As for me, I’m not putting away that ice cream maker any time soon. Summer is fast approaching and my impulse-buy-turned-nut-that-won’t-crack has unexpectedly become a strange sort of passion. There is more churning ahead. And these ice creams are at the top of my list to try:
- Liz’s Chocolate Stout Ice Cream
- Jessie’s Matcha Mint Chocolate Chip – (Side note: This is actually the very first ice cream I tried, you know, back when I discovered mid-process that my ice cream maker didn’t have a churning paddle. Needless to say, it didn’t freeze due to user/mechanical error but I can’t get the amazing flavors out of my head. Will try again very soon, Jessie!)
- David’s Roasted Strawberry Miso Ice Cream
- Cynthia’s Olive Oil Ice Cream (Sundaes)
- Sam’s Mascarpone Ice Cream with Bittersweet Chocolate
- 4 cups heavy cream
- 2 cups whole milk
- 1-1/3 cup of sugar
- 1 teaspoon of kosher salt or ½ teaspoon of regular table or sea salt
- 12 large egg yolks
- 4-8 cloves of black garlic, peeled
- Oreo or Newman O cookies, for serving
- Freeze the bowl of your ice cream maker according to manufacturer directions. Mine calls to freeze the bowl 24 hours in advance.
- Add cream, milk, sugar, and salt to a large pot and simmer, stirring frequently, until sugar is completely dissolved, about 3-5 minutes. Remove pot from heat and set aside.
- In a large bowl, whisk yolks together and then slowly integrate about ⅓ of the hot cream mixture into the yolks, continuing to whisk as you add. Then pour the yolk-cream mixture back into the pot where the remaining ⅔ of the cream mixture is and whisk again to incorporate. Ideally, the cream will not be so hot that the eggs scramble, but if they do a little, don't worry too much as you'll strain it out at the end.
- Add the black garlic, starting with 4 cloves, blending well with an immersion blender or countertop blender until garlic is well incorporated. You may still see some flecks of black garlic, that is fine, but make sure the clumps are broken up. Taste test the mixture, keeping in mind the flavors will mellow slightly as the mixture freezes. At this point you can add more cloves (I would not add more than 8-10) or you can leave it as is. I like mine with about 6-7 cloves, but it really is up to your taste preferences.

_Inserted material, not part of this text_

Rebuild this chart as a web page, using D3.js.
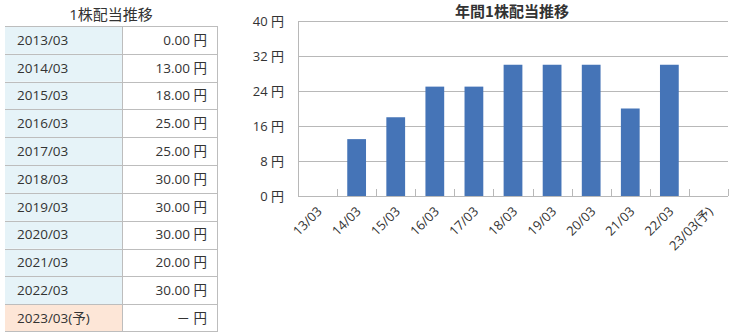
<!DOCTYPE html>
<html>
<head>
<meta charset="utf-8">
<script src="https://cdn.jsdelivr.net/npm/d3@7"></script>
<style>
  body { margin: 0; background: #fff; }
  svg { display: block; font-family: "Open Sans", "Noto Sans CJK JP", sans-serif; }
</style>
</head>
<body>
<div id="chart"></div>
<script>
// table data
const periods = ['2013/03', '2014/03', '2015/03', '2016/03', '2017/03', '2018/03',
  '2019/03', '2020/03', '2021/03', '2022/03', '2023/03(予)'];
const dividends = [0, 13, 18, 25, 25, 30, 30, 30, 20, 30, null];
// chart data
const shortLabels = ['13/03', '14/03', '15/03', '16/03', '17/03', '18/03',
  '19/03', '20/03', '21/03', '22/03', '23/03(予)'];
const yTicks = [0, 8, 16, 24, 32, 40];

const W = 735, H = 334;
const FONT = '"Open Sans", "Noto Sans CJK JP", sans-serif';
const svg = d3.select('#chart').append('svg').attr('width', W).attr('height', H);

/* ---- table ---- */
const tLeft = 5, tMid = 122, tRight = 217;
const rowY = d3.scaleBand().domain(periods).range([26, 332]);

svg.append('text')
  .attr('x', (tLeft + tRight) / 2).attr('y', 20)
  .attr('text-anchor', 'middle')
  .attr('font-size', 15).attr('fill', '#333')
  .text('1株配当推移');

const rows = svg.append('g').selectAll('g').data(periods).enter().append('g')
  .attr('transform', d => `translate(0,${rowY(d)})`);

rows.append('rect')
  .attr('x', tLeft).attr('width', tMid - tLeft).attr('height', rowY.bandwidth())
  .attr('fill', (d, i) => i === periods.length - 1 ? '#fde6d7' : '#e6f3f8');

rows.append('text')
  .attr('x', 17).attr('y', rowY.bandwidth() / 2 + 4.8)
  .attr('font-size', 13.5).attr('fill', '#333')
  .text(d => d);

rows.append('text')
  .attr('x', 207).attr('y', rowY.bandwidth() / 2 + 4.8)
  .attr('text-anchor', 'end')
  .attr('font-size', 13.5).attr('fill', '#333')
  .text((d, i) => dividends[i] === null ? '－ 円' : d3.format('.2f')(dividends[i]) + ' 円');

// borders
const lines = svg.append('g').attr('stroke', '#bdbdbd').attr('stroke-width', 1);
periods.forEach(p => {
  lines.append('line').attr('x1', tLeft).attr('x2', tRight)
    .attr('y1', Math.round(rowY(p)) + 0.5).attr('y2', Math.round(rowY(p)) + 0.5);
});
lines.append('line').attr('x1', tLeft).attr('x2', tRight).attr('y1', 331.5).attr('y2', 331.5);
lines.append('line').attr('x1', tMid + 0.5).attr('x2', tMid + 0.5).attr('y1', 26).attr('y2', 332);
lines.append('line').attr('x1', tRight + 0.5).attr('x2', tRight + 0.5).attr('y1', 26).attr('y2', 332);

/* ---- bar chart ---- */
const pL = 298, pR = 728, pT = 21, pB = 196;
const x = d3.scaleBand().domain(shortLabels).range([pL, pR]).paddingInner(0.52).paddingOuter(0.26);
const y = d3.scaleLinear().domain([0, 40]).range([pB, pT]);

svg.append('text')
  .attr('x', 512).attr('y', 17)
  .attr('text-anchor', 'middle')
  .attr('font-family', '"Noto Sans CJK JP", sans-serif')
  .attr('font-size', 15).attr('font-weight', 'bold').attr('fill', '#333')
  .text('年間1株配当推移');

// gridlines
svg.append('g').selectAll('line').data(yTicks.filter(d => d > 0)).enter().append('line')
  .attr('x1', pL).attr('x2', pR)
  .attr('y1', d => Math.round(y(d)) + 0.5).attr('y2', d => Math.round(y(d)) + 0.5)
  .attr('stroke', '#b8b8b8');

// y axis labels
svg.append('g').selectAll('text').data(yTicks).enter().append('text')
  .attr('x', 284).attr('y', d => y(d) + 4.5)
  .attr('text-anchor', 'end')
  .attr('font-size', 13).attr('fill', '#333')
  .text(d => d + ' 円');

// bars
svg.append('g').selectAll('rect').data(shortLabels).enter().append('rect')
  .filter((d, i) => dividends[i] !== null && dividends[i] > 0)
  .attr('x', d => x(d))
  .attr('width', x.bandwidth())
  .attr('y', d => y(dividends[shortLabels.indexOf(d)]))
  .attr('height', d => pB - y(dividends[shortLabels.indexOf(d)]))
  .attr('fill', '#4574b7');

// axes
const step = x.step();
const xAxis = d3.axisBottom(x).tickSize(0).tickFormat(d => d);
const gx = svg.append('g').attr('transform', `translate(0,${pB})`).call(xAxis);
gx.select('.domain').remove();
gx.selectAll('text')
  .attr('font-size', 13).attr('fill', '#333')
  .attr('font-family', FONT)
  .attr('text-anchor', 'end')
  .attr('x', 0).attr('y', 0).attr('dy', '0.35em')
  .attr('transform', 'translate(2,13) rotate(-45)');

const axisG = svg.append('g').attr('stroke', '#b8b8b8');
axisG.append('line').attr('x1', pL).attr('x2', pR).attr('y1', pB + 0.5).attr('y2', pB + 0.5);
axisG.append('line').attr('x1', pL + 0.5).attr('x2', pL + 0.5).attr('y1', pT).attr('y2', pB);
// category boundary ticks
d3.range(shortLabels.length + 1).forEach(i => {
  const tx = Math.round(pL + i * step) + 0.5;
  axisG.append('line').attr('x1', tx).attr('x2', tx).attr('y1', pB - 7).attr('y2', pB);
});
</script>
</body>
</html>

- Heat the pot with the cream-egg-garlic mixture over medium-low heat and cook until the mixture is enough to coat the back of a spoon, about 170 degrees on an instant-read thermometer.
- Once thickened, strain the mixture through a fine-mesh sieve and into a large bowl. Cover and chill in the refrigerator for 2 hours. Pour chilled mixture into the frozen bowl of your ice cream maker, churn according to manufacturer directions. My ice cream maker called to churn for 20-25 minutes; I found that somewhere in the middle -- 22 minutes -- was ideal, creating a soft serve texture without the mixture freezing solid against the walls of the bowl.

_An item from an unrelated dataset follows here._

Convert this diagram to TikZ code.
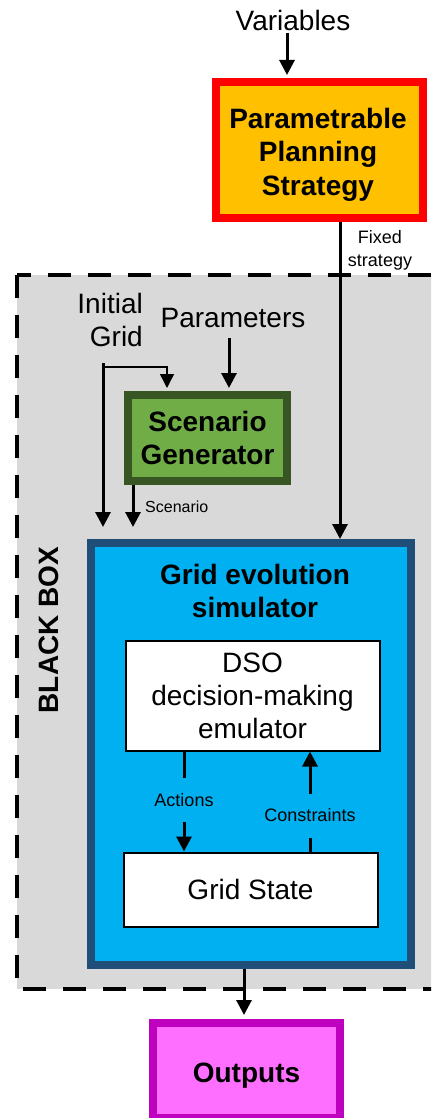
\documentclass[tikz,border=0pt]{standalone}
\usepackage{fontspec}
\setmainfont{Liberation Sans}
\usetikzlibrary{arrows.meta}
\definecolor{bbgray}{HTML}{D9D9D9}
\definecolor{simborder}{HTML}{1F4E79}
\definecolor{simfill}{HTML}{00B0F0}
\definecolor{ppsfill}{HTML}{FFC000}
\definecolor{ppsborder}{HTML}{FF0000}
\definecolor{sgfill}{HTML}{70AD47}
\definecolor{sgborder}{HTML}{375623}
\definecolor{outfill}{HTML}{FF6FFF}
\definecolor{outborder}{HTML}{BF00BF}
\begin{document}
\begin{tikzpicture}[x=1pt,y=-1pt,
  bigtxt/.style={font=\fontsize{28}{33.5}\selectfont, inner sep=0pt},
  bigbold/.style={font=\fontsize{28}{33.5}\selectfont\bfseries, inner sep=0pt},
  smalltxt/.style={font=\fontsize{18}{23}\selectfont, inner sep=0pt},
  thickbox/.style={draw, line width=8pt, align=center, inner sep=0pt},
  thinbox/.style={draw=black, fill=white, line width=2pt, align=center, inner sep=0pt},
  arr/.style={line width=3pt, -{Triangle[width=15pt,length=15pt]}},
  thinarr/.style={line width=1.5pt, -{Triangle[width=14pt,length=14pt]}},
  gaplbl/.style={smalltxt, fill=simfill, minimum height=44pt}
]
\useasboundingbox (0,0) rectangle (431,1118);
\clip (0,0) rectangle (431,1118);
\fill[white] (0,0) rectangle (431,1118);

% black box region
\draw[fill=bbgray, draw=black, line width=4.5pt, dash pattern=on 23pt off 17pt]
  (17,275) rectangle (470,989);
\node[bigbold, rotate=90] (bb) at (49,630) {BLACK BOX};

% top strategy
\node[bigtxt] (var) at (293,20) {Variables};
\node[thickbox, draw=ppsborder, fill=ppsfill, minimum width=207pt, minimum height=136pt] (pps) at (319.5,150) {};
\node[bigbold, align=center] (ppstxt) at (318,154.5) {Parametrable\\Planning\\Strategy};
\node[smalltxt, align=center] (fixlbl) at (380,250.5) {Fixed\\strategy};

% inputs
\node[bigtxt, align=right, anchor=east] (ig) at (143,320) {Initial\\Grid};
\node[bigtxt] (par) at (233,318) {Parameters};
\node[thickbox, draw=sgborder, fill=sgfill, minimum width=159pt, minimum height=86pt,
  font=\fontsize{28}{33.5}\selectfont\bfseries] (sg) at (207.5,438) {Scenario\\Generator};
\node[smalltxt, font=\fontsize{16}{20}\selectfont, anchor=west] (sclbl) at (145,507) {Scenario};

% simulator
\node[thickbox, draw=simborder, fill=simfill, minimum width=320pt, minimum height=422pt] (ges) at (251,754) {};
\node[bigbold, align=center] (gestitle) at (255,591) {Grid evolution\\simulator};
\node[thinbox, minimum width=254pt, minimum height=110pt, font=\fontsize{28}{33}\selectfont] (dso) at (252.5,695.5)
  {DSO\\decision-making\\emulator};
\node[thinbox, minimum width=254pt, minimum height=74pt, font=\fontsize{28}{33}\selectfont] (gs) at (250.5,889.5) {Grid State};

% outputs
\node[draw=outborder, fill=outfill, line width=8pt, inner sep=0pt, minimum width=187pt, minimum height=95pt,
  text height=24pt, text depth=0pt,
  font=\fontsize{28}{33.5}\selectfont\bfseries] (out) at (246.5,1070.5) {Outputs};

% coordinates
\coordinate (vx) at (287,33);
\coordinate (fx) at (340,0);
\coordinate (p1) at (229,338);
\coordinate (ig1) at (103,363);
\coordinate (ig2) at (103,527);
\coordinate (igb) at (103,367);
\coordinate (igc) at (167,0);
\coordinate (sx) at (133,0);
\coordinate (sc2) at (133,527);
\coordinate (ax) at (184,0);
\coordinate (cx) at (310,0);
\coordinate (ox) at (244,0);

% connectors
\draw[arr, shorten >=3pt] (vx) -- (vx |- pps.north);
\draw[arr] (pps.south -| fx) -- (ges.north -| fx);
\draw[arr, shorten >=3pt] (p1) -- (p1 |- sg.north);
\draw[arr] (ig1) -- (ig2);
\draw[thinarr, shorten >=3pt] (igb) -| (igc |- sg.north);
\draw[arr] (sg.south -| sx) -- (sc2);
\draw[arr] (dso.south -| ax) -- (gs.north -| ax)
  node[gaplbl, pos=0.485] (actlbl) {Actions};
\draw[arr] (gs.north -| cx) -- (dso.south -| cx)
  node[gaplbl, pos=0.36] (conlbl) {Constraints};
\draw[arr, shorten >=4pt] (ges.south -| ox) -- (out.north -| ox);
\end{tikzpicture}
\end{document}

- At this point, you can either eat the ice cream as soft serve or you can pour into a large 2-quart container such as a loaf pan, cover tightly with plastic wrap, and freeze until firm, about 2 hours.
- Remove ice cream from freezer 10 minutes before ready to serve to soften. Scoop into bowls and top each with 1-2 Oreo (or Newman O) cookies, crumbled or whole for scooping.